AIM:
Reproduce the records below in full and without edits, omitting images.

(Charts and diagrams as code)
-------------------------
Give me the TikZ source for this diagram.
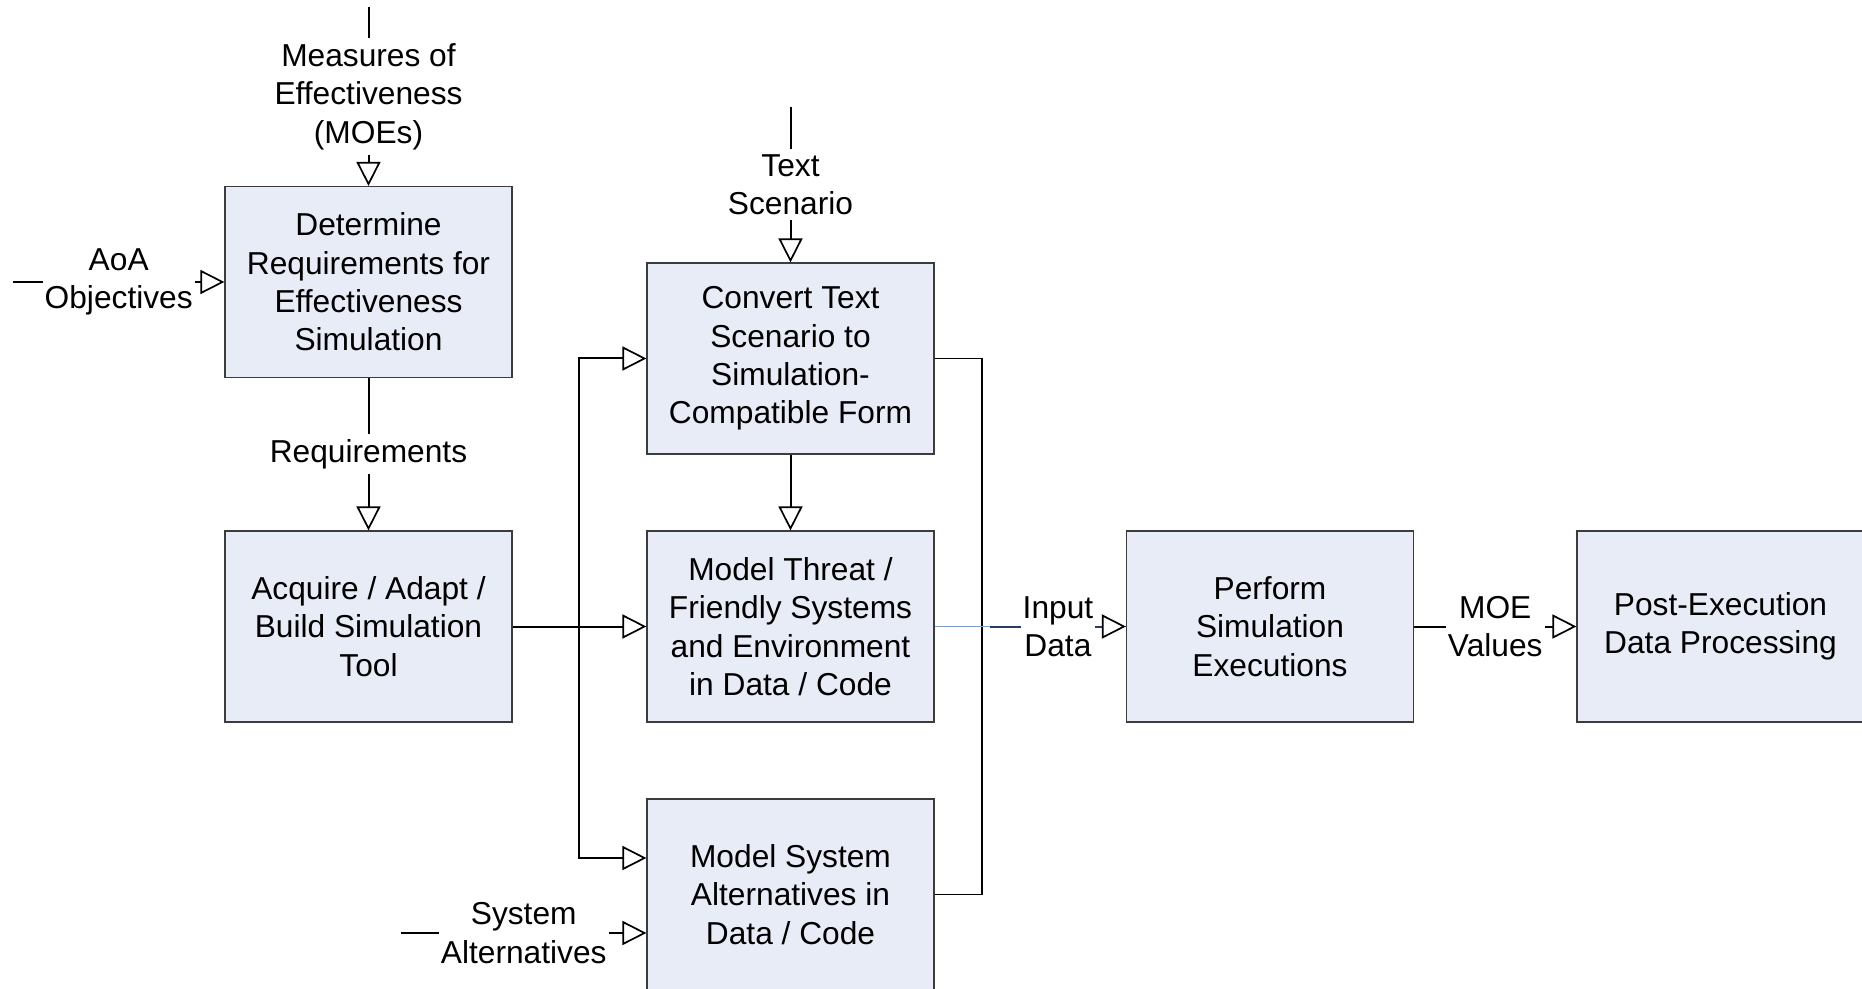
\documentclass[tikz,border=0pt]{standalone}
\usepackage{fontspec}
\setmainfont{Liberation Sans}
\usetikzlibrary{arrows.meta}
\definecolor{boxfill}{RGB}{231,236,247}
\definecolor{boxborder}{RGB}{60,60,60}
\definecolor{lightline}{RGB}{127,160,205}
\definecolor{darkline}{RGB}{40,60,95}
\newcommand{\diagfont}{\fontsize{15.85pt}{19.2pt}\selectfont}
\tikzset{
  proc/.style={draw=boxborder, fill=boxfill, line width=0.6pt,
    minimum width=143.5pt, minimum height=95.5pt, align=center,
    inner sep=0pt, font=\diagfont},
  lbl/.style={fill=white, align=center, inner xsep=1pt, inner ysep=2.5pt,
    font=\diagfont},
  tip/.tip={Triangle[length=12pt, width=12pt, fill=white, color=black, line width=0.85pt]},
  conn/.style={line width=1pt, -tip},
  thinconn/.style={line width=0.7pt},
}
\begin{document}
\begin{tikzpicture}[x=0.5pt, y=-0.5pt]
\useasboundingbox (0,0) rectangle (1862,989);
\begin{scope}
\clip (0,0) rectangle (1862,989);

% process boxes
\node[proc] (det)  at (368.5,282)   {Determine\\Requirements for\\Effectiveness\\Simulation};
\node[proc] (acq)  at (368.5,626.5) {Acquire / Adapt /\\Build Simulation\\Tool};
\node[proc] (conv) at (790.5,358.5) {Convert Text\\Scenario to\\Simulation-\\Compatible Form};
\node[proc] (thr)  at (790.5,626.5) {Model Threat /\\Friendly Systems\\and Environment\\in Data / Code};
\node[proc] (alt)  at (790.5,894.5) {Model System\\Alternatives in\\Data / Code};
\node[proc] (perf) at (1270,626.5)  {Perform\\Simulation\\Executions};
\node[proc] (post) at (1720.5,626.5){Post-Execution\\Data Processing};

% free ends and bus points
\coordinate (moeTop) at (368.5,7);
\coordinate (aoaStart) at (13,282);
\coordinate (tsTop) at (790.5,107);
\coordinate (saStart) at (401,933);
\coordinate (busL) at (579,627);
\coordinate (busR) at (982,627);
\coordinate (inStart) at (990,626.5);

% inputs from outside
\draw[conn] (moeTop) -- node[lbl] {Measures of\\Effectiveness\\(MOEs)} (det.north);
\draw[conn] (aoaStart) -- node[lbl] {AoA\\Objectives} (det.west);
\draw[conn] (tsTop) -- node[lbl] {Text\\Scenario} (conv.north);
\draw[conn] (saStart) -- node[lbl] {System\\Alternatives} ([yshift=-19.25pt]alt.west);

% internal flows
\draw[conn] (det.south) -- node[lbl] {Requirements} (acq.north);
\draw[conn] (conv.south) -- (thr.north);
\draw[conn] (acq.east) -- (thr.west);
\draw[conn] (busL) |- (conv.west);
\draw[conn] (busL) |- ([yshift=18.25pt]alt.west);

% right-hand collector
\draw[thinconn] (conv.east) -| (busR) |- (alt.east);
\draw[lightline, line width=0.6pt] (thr.east) -- (perf.west);
\draw[conn, darkline] (inStart) -- node[lbl, text=black] {Input\\Data} (perf.west);

\draw[conn] (perf.east) -- node[lbl] {MOE\\Values} (post.west);
\end{scope}
\end{tikzpicture}
\end{document}
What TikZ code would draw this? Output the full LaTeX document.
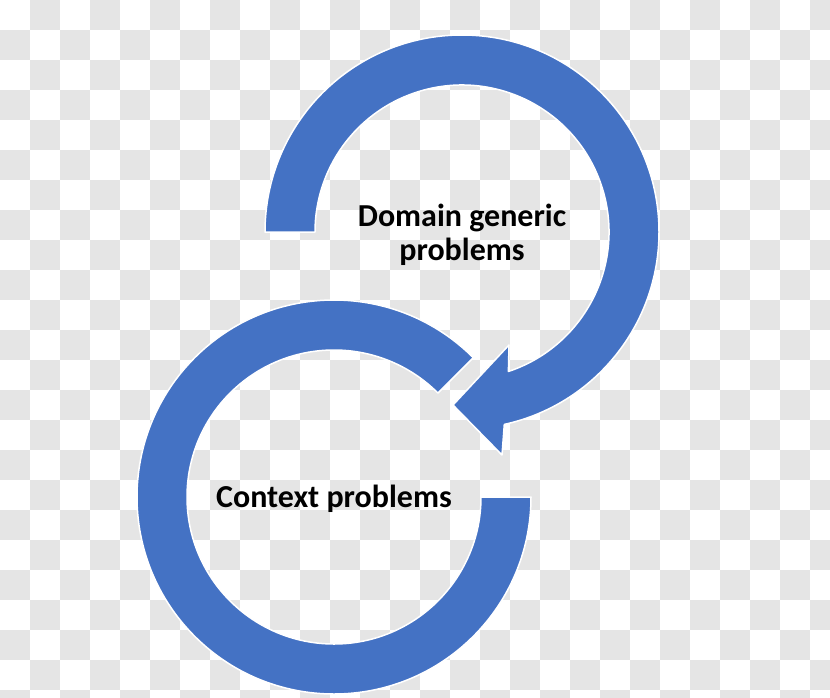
-------------------------
SOLUTION TO THIS EXERCISE:
Give me the TikZ source for this diagram.
\documentclass[tikz,border=0pt]{standalone}
\usepackage{fontspec}
\setmainfont{Liberation Sans}
\usetikzlibrary{arrows.meta}
\definecolor{boxfill}{RGB}{231,236,247}
\definecolor{boxborder}{RGB}{60,60,60}
\definecolor{lightline}{RGB}{127,160,205}
\definecolor{darkline}{RGB}{40,60,95}
\newcommand{\diagfont}{\fontsize{15.85pt}{19.2pt}\selectfont}
\tikzset{
  proc/.style={draw=boxborder, fill=boxfill, line width=0.6pt,
    minimum width=143.5pt, minimum height=95.5pt, align=center,
    inner sep=0pt, font=\diagfont},
  lbl/.style={fill=white, align=center, inner xsep=1pt, inner ysep=2.5pt,
    font=\diagfont},
  tip/.tip={Triangle[length=12pt, width=12pt, fill=white, color=black, line width=0.85pt]},
  conn/.style={line width=1pt, -tip},
  thinconn/.style={line width=0.7pt},
}
\begin{document}
\begin{tikzpicture}[x=0.5pt, y=-0.5pt]
\useasboundingbox (0,0) rectangle (1862,989);
\begin{scope}
\clip (0,0) rectangle (1862,989);

% process boxes
\node[proc] (det)  at (368.5,282)   {Determine\\Requirements for\\Effectiveness\\Simulation};
\node[proc] (acq)  at (368.5,626.5) {Acquire / Adapt /\\Build Simulation\\Tool};
\node[proc] (conv) at (790.5,358.5) {Convert Text\\Scenario to\\Simulation-\\Compatible Form};
\node[proc] (thr)  at (790.5,626.5) {Model Threat /\\Friendly Systems\\and Environment\\in Data / Code};
\node[proc] (alt)  at (790.5,894.5) {Model System\\Alternatives in\\Data / Code};
\node[proc] (perf) at (1270,626.5)  {Perform\\Simulation\\Executions};
\node[proc] (post) at (1720.5,626.5){Post-Execution\\Data Processing};

% free ends and bus points
\coordinate (moeTop) at (368.5,7);
\coordinate (aoaStart) at (13,282);
\coordinate (tsTop) at (790.5,107);
\coordinate (saStart) at (401,933);
\coordinate (busL) at (579,627);
\coordinate (busR) at (982,627);
\coordinate (inStart) at (990,626.5);

% inputs from outside
\draw[conn] (moeTop) -- node[lbl] {Measures of\\Effectiveness\\(MOEs)} (det.north);
\draw[conn] (aoaStart) -- node[lbl] {AoA\\Objectives} (det.west);
\draw[conn] (tsTop) -- node[lbl] {Text\\Scenario} (conv.north);
\draw[conn] (saStart) -- node[lbl] {System\\Alternatives} ([yshift=-19.25pt]alt.west);

% internal flows
\draw[conn] (det.south) -- node[lbl] {Requirements} (acq.north);
\draw[conn] (conv.south) -- (thr.north);
\draw[conn] (acq.east) -- (thr.west);
\draw[conn] (busL) |- (conv.west);
\draw[conn] (busL) |- ([yshift=18.25pt]alt.west);

% right-hand collector
\draw[thinconn] (conv.east) -| (busR) |- (alt.east);
\draw[lightline, line width=0.6pt] (thr.east) -- (perf.west);
\draw[conn, darkline] (inStart) -- node[lbl, text=black] {Input\\Data} (perf.west);

\draw[conn] (perf.east) -- node[lbl] {MOE\\Values} (post.west);
\end{scope}
\end{tikzpicture}
\end{document}
What TikZ code would draw this? Output the full LaTeX document.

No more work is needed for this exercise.